Two capacitance transducers, axially spread along a pipe, sense the instantaneous concentration of the air-borne particles using turbulence flow noise techniques. The flow noise signals from the two transducers are cross-correlated to obtain the mean powder velocity. Also available from the transducer is the rectified and averaged signal which is related to concentration.
The velocity and concentration signals are then input into a PET microcomputer from which the mass flow rate is calculated and displayed. The computer also provides output signals suitable for controlling the feed rates or for triggering alarms if plant is not operating near the required set point.
The chemical industry is automating and an important aspect of this introduces the need to measure quantitatively and qualitatively the state of the plant. One branch of this involves solids flow metering.

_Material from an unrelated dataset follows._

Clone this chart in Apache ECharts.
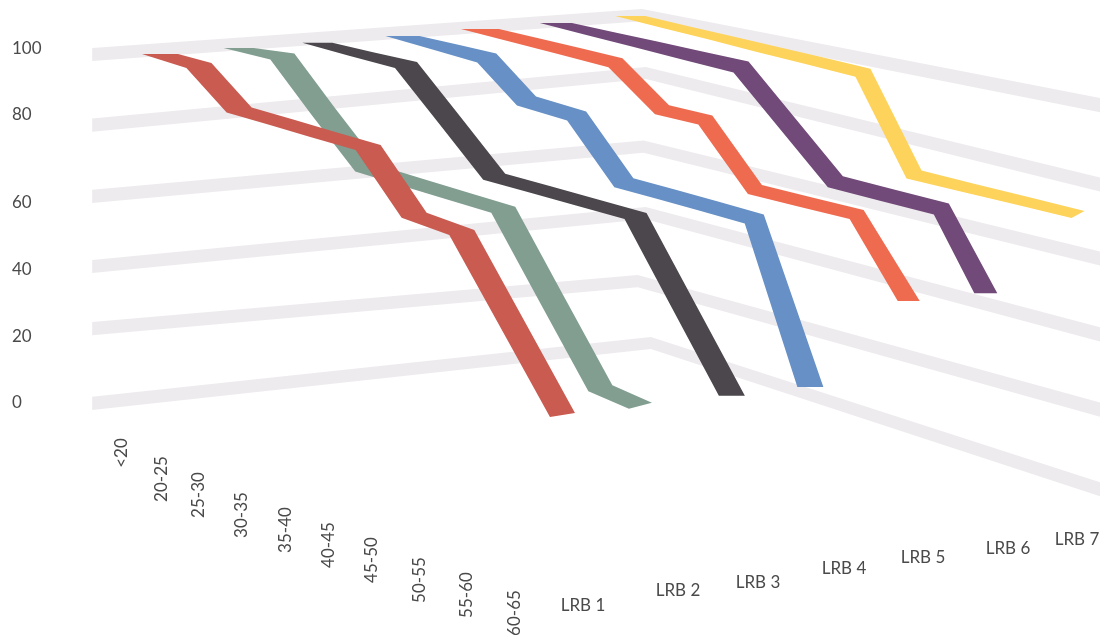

The mass flow rate of solids in a pneumatic conveyor is related to the product of the solids velocity and concentration. These two parameters are measured and a system using a microcomputer calculates the flow rate.
The microcomputer-based solids flow meter is simple, reliable and low in cost. It is intended for flow indication and alarm in automatic plant and machines handling solids materials. It is suitable for flow measurement and control in the majority of process situations where accuracies of a low percentage, together with continuous flow measurement, are required.
A block diagram of the system is shown in Fig. 1. It consists of two capacitance transducers, a cross-correlator, an interface unit and a microcomputer.